→ REQUIRED WORK:
With pictures left out, extract every line between the start of the records below and the line holding "return fig.add_axes([left /", inclusive.

Plotting code records:

_____

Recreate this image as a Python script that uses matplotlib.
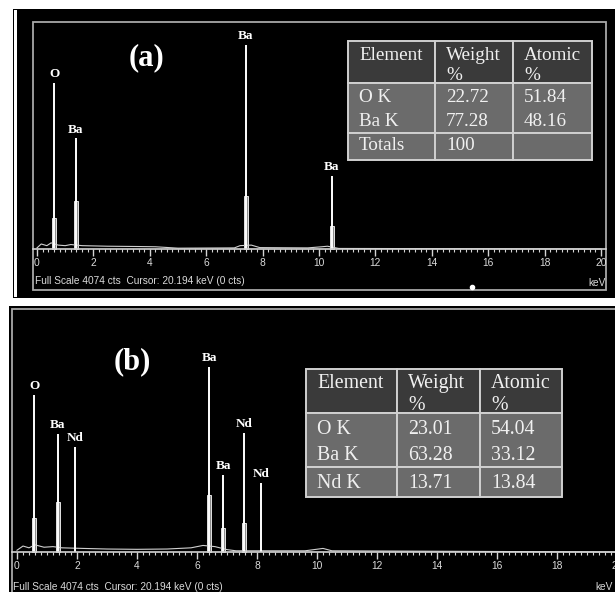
import matplotlib
matplotlib.use('Agg')
import matplotlib.pyplot as plt
from matplotlib.patches import Rectangle
from matplotlib.ticker import MultipleLocator

plt.rcParams['font.family'] = ['Liberation Sans', 'DejaVu Sans']

W, H = 615, 592
FULL_SCALE = 4074
SERIF = ['Liberation Serif', 'DejaVu Serif']

# (a) peaks: energy (keV), height (cts), height of the broad peak base (cts)
a_energy = [0.61, 1.38, 7.40, 10.45]
a_counts = [2975, 1985, 3660, 1315]
a_base = [560, 865, 955, 415]
a_labels = ['O', 'Ba', 'Ba', 'Ba']
a_bg_energy = [0.0, 0.15, 0.35, 0.5, 0.75, 1.0, 1.2, 1.6, 2.5, 3.5, 4.2, 5.0, 7.0, 7.2, 7.6, 7.9, 9.6, 10.1, 10.3, 10.7, 20.0]
a_bg_counts = [20, 90, 60, 110, 70, 60, 80, 60, 50, 45, 40, 15, 20, 60, 70, 25, 20, 40, 50, 10, 0]

a_rows = ['O K', 'Ba K']
a_weight = [22.72, 77.28]
a_atomic = [51.84, 48.16]
a_totals = ['Totals', '100', '']

# (b) peaks
b_energy = [0.58, 1.36, 1.94, 6.41, 6.88, 7.56, 8.13]
b_counts = [2633, 1979, 1761, 3102, 1291, 1996, 1157]
b_base = [570, 840, 0, 955, 400, 490, 0]
b_labels = ['O', 'Ba', 'Nd', 'Ba', 'Ba', 'Nd', 'Nd']
b_bg_energy = [0.0, 0.2, 0.4, 0.6, 0.9, 1.2, 1.5, 2.2, 3.0, 4.0, 5.0, 5.8, 6.2, 6.6, 7.0, 7.3, 9.6, 10.2, 10.5, 20.0]
b_bg_counts = [30, 100, 70, 120, 80, 90, 70, 60, 50, 45, 50, 70, 110, 90, 40, 20, 20, 60, 20, 0]

b_rows = ['O K', 'Ba K']
b_weight = [23.01, 63.28]
b_atomic = [54.04, 33.12]
b_last = ['Nd K', '13.71', '13.84']

header = ['Element', 'Weight\n%', 'Atomic\n%']

fig = plt.figure(figsize=(W / 100, H / 100), dpi=100)
fig.patch.set_facecolor('white')


def px_axes(left, top, right, bottom):
    return fig.add_axes([left / W, 1 - bottom / H, (right - left) / W, (bottom - top) / H])


# background layer in pixel coordinates
bg = px_axes(0, 0, W, H)
bg.set_xlim(0, W)
bg.set_ylim(H, 0)
bg.axis('off')
bg.add_patch(Rectangle((12.7, 8.5), W - 12.7, 289, fc='black', ec='none'))
bg.add_patch(Rectangle((14.3, 10), 2.4, 287, fc='white', ec='none'))
bg.add_patch(Rectangle((9, 306), W - 9, H - 306, fc='black', ec='none'))


def spectrum(box, x0, kev_px, base_px, energy, counts, base, labels, bg_e, bg_c):
    left, top, right, bottom = box
    cts_px = FULL_SCALE / (base_px - top)
    ax = px_axes(*box)
    ax.set_xlim((left - x0) / kev_px, (right - x0) / kev_px)
    ax.set_ylim(-(bottom - base_px) * cts_px, (base_px - top) * cts_px)
    ax.patch.set_visible(False)
    for s in ['left', 'right', 'top']:
        ax.spines[s].set_visible(False)
    ax.spines['bottom'].set_position(('data', 0))
    ax.spines['bottom'].set_color('#d4d4d4')
    ax.spines['bottom'].set_linewidth(1.2)
    ax.add_patch(Rectangle((0, 0), 1, 1, transform=ax.transAxes, fill=False,
                           ec='#a8a8a8', lw=1.3, clip_on=False))
    ax.set_yticks([])
    ax.xaxis.set_major_locator(MultipleLocator(2))
    ax.xaxis.set_minor_locator(MultipleLocator(0.2))
    ax.tick_params(axis='x', which='major', direction='out', length=5, width=1,
                   color='#d4d4d4', labelsize=7.4, labelcolor='#dadada', pad=1.5)
    ax.tick_params(axis='x', which='minor', direction='out', length=2.5, width=0.8,
                   color='#d4d4d4')

    ax.plot(bg_e, bg_c, color='#d0d0d0', lw=0.8)
    bars = [(e, b) for e, b in zip(energy, base) if b > 0]
    ax.bar([e for e, _ in bars], [b for _, b in bars], width=0.13,
           color='#8c8c8c', edgecolor='#e2e2e2', lw=0.7)
    ax.vlines(energy, 0, counts, color='white', lw=1.4)
    for e, c, lbl in zip(energy, counts, labels):
        ax.annotate(lbl, (e, c), xytext=(0, 2), textcoords='offset points',
                    ha='center', va='bottom', family=SERIF, fontsize=9.5,
                    fontweight='bold', color='white')
    return ax


spectrum((33, 22, 606, 290), 37, 28.2, 249, a_energy, a_counts, a_base, a_labels,
         a_bg_energy, a_bg_counts)
spectrum((12, 309, 640, 620), 17, 30.0, 552, b_energy, b_counts, b_base, b_labels,
         b_bg_energy, b_bg_counts)

# text and tables on top, pixel coordinates
fg = px_axes(0, 0, W, H)
fg.set_xlim(0, W)
fg.set_ylim(H, 0)
fg.axis('off')

status = 'Full Scale 4074 cts  Cursor: 20.194 keV (0 cts)'
fg.text(35, 281, status, fontsize=7.3, color='#dadada', va='center')
fg.text(606, 283, 'keV', fontsize=7.3, color='#dadada', va='center', ha='right')
fg.text(13, 587, status, fontsize=7.3, color='#dadada', va='center')
fg.text(613, 587, 'keV', fontsize=7.3, color='#dadada', va='center', ha='right')
fg.plot([472], [287], 'o', color='white', ms=3)

fg.text(146, 58, '(a)', family=SERIF, fontsize=22, fontweight='bold',
        color='white', ha='center', va='center')
fg.text(132, 362, '(b)', family=SERIF, fontsize=22, fontweight='bold',
        color='white', ha='center', va='center')


def table(xs, ys, blocks, first, line_h, fs):
    fills = ['#3a3a3a'] + ['#6b6b6b'] * (len(ys) - 2)
    for i, block in enumerate(blocks):
        for j in range(3):
            fg.add_patch(Rectangle((xs[j], ys[i]), xs[j + 1] - xs[j], ys[i + 1] - ys[i],
                                   fc=fills[i], ec='#d0d0d0', lw=1.4))
            cells = [row[j] for row in block]
            for k, txt in enumerate(cells):
                fg.text(xs[j] + 11, ys[i] + first[i] + k * line_h[i], txt,
                        family=SERIF, fontsize=fs, color='#f0f0f0', va='baseline')


head_lines = [[h.split('\n')[0] for h in header], [h.split('\n')[1] if '\n' in h else '' for h in header]]

a_block = [[r, f'{w:.2f}', f'{t:.2f}'] for r, w, t in zip(a_rows, a_weight, a_atomic)]
table([348, 435, 513, 592], [41, 83, 133, 160],
      [head_lines, a_block, [a_totals]], [19, 19, 17], [20, 24, 0], 13.8)

b_block = [[r, f'{w:.2f}', f'{t:.2f}'] for r, w, t in zip(b_rows, b_weight, b_atomic)]
table([306, 397, 480, 562], [369, 413, 467, 497],
      [head_lines, b_block, [b_last]], [19, 21, 21], [22, 26, 0], 14.3)

fig.savefig('out.png', dpi=100, facecolor='white')
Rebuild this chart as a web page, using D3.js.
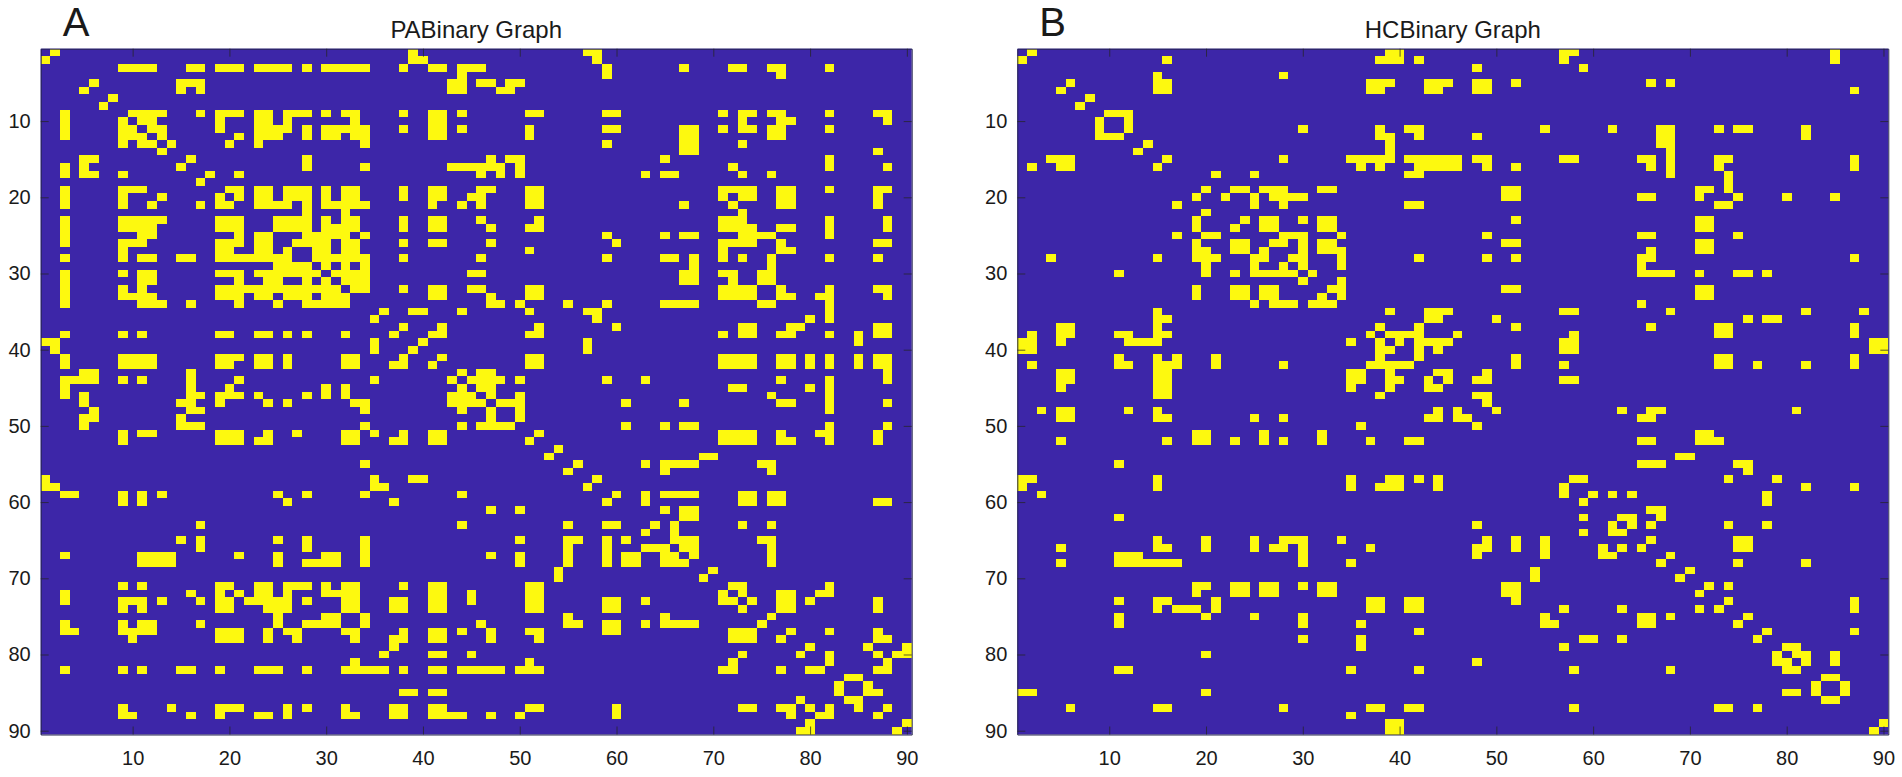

_____

→ FINISHED ANSWER:
Recreate this image as a Python script that uses matplotlib.
import matplotlib
matplotlib.use('Agg')
import matplotlib.pyplot as plt
from matplotlib.patches import Rectangle
from matplotlib.ticker import MultipleLocator

plt.rcParams['font.family'] = ['Liberation Sans', 'DejaVu Sans']

W, H = 615, 592
FULL_SCALE = 4074
SERIF = ['Liberation Serif', 'DejaVu Serif']

# (a) peaks: energy (keV), height (cts), height of the broad peak base (cts)
a_energy = [0.61, 1.38, 7.40, 10.45]
a_counts = [2975, 1985, 3660, 1315]
a_base = [560, 865, 955, 415]
a_labels = ['O', 'Ba', 'Ba', 'Ba']
a_bg_energy = [0.0, 0.15, 0.35, 0.5, 0.75, 1.0, 1.2, 1.6, 2.5, 3.5, 4.2, 5.0, 7.0, 7.2, 7.6, 7.9, 9.6, 10.1, 10.3, 10.7, 20.0]
a_bg_counts = [20, 90, 60, 110, 70, 60, 80, 60, 50, 45, 40, 15, 20, 60, 70, 25, 20, 40, 50, 10, 0]

a_rows = ['O K', 'Ba K']
a_weight = [22.72, 77.28]
a_atomic = [51.84, 48.16]
a_totals = ['Totals', '100', '']

# (b) peaks
b_energy = [0.58, 1.36, 1.94, 6.41, 6.88, 7.56, 8.13]
b_counts = [2633, 1979, 1761, 3102, 1291, 1996, 1157]
b_base = [570, 840, 0, 955, 400, 490, 0]
b_labels = ['O', 'Ba', 'Nd', 'Ba', 'Ba', 'Nd', 'Nd']
b_bg_energy = [0.0, 0.2, 0.4, 0.6, 0.9, 1.2, 1.5, 2.2, 3.0, 4.0, 5.0, 5.8, 6.2, 6.6, 7.0, 7.3, 9.6, 10.2, 10.5, 20.0]
b_bg_counts = [30, 100, 70, 120, 80, 90, 70, 60, 50, 45, 50, 70, 110, 90, 40, 20, 20, 60, 20, 0]

b_rows = ['O K', 'Ba K']
b_weight = [23.01, 63.28]
b_atomic = [54.04, 33.12]
b_last = ['Nd K', '13.71', '13.84']

header = ['Element', 'Weight\n%', 'Atomic\n%']

fig = plt.figure(figsize=(W / 100, H / 100), dpi=100)
fig.patch.set_facecolor('white')


def px_axes(left, top, right, bottom):
    return fig.add_axes([left / W, 1 - bottom / H, (right - left) / W, (bottom - top) / H])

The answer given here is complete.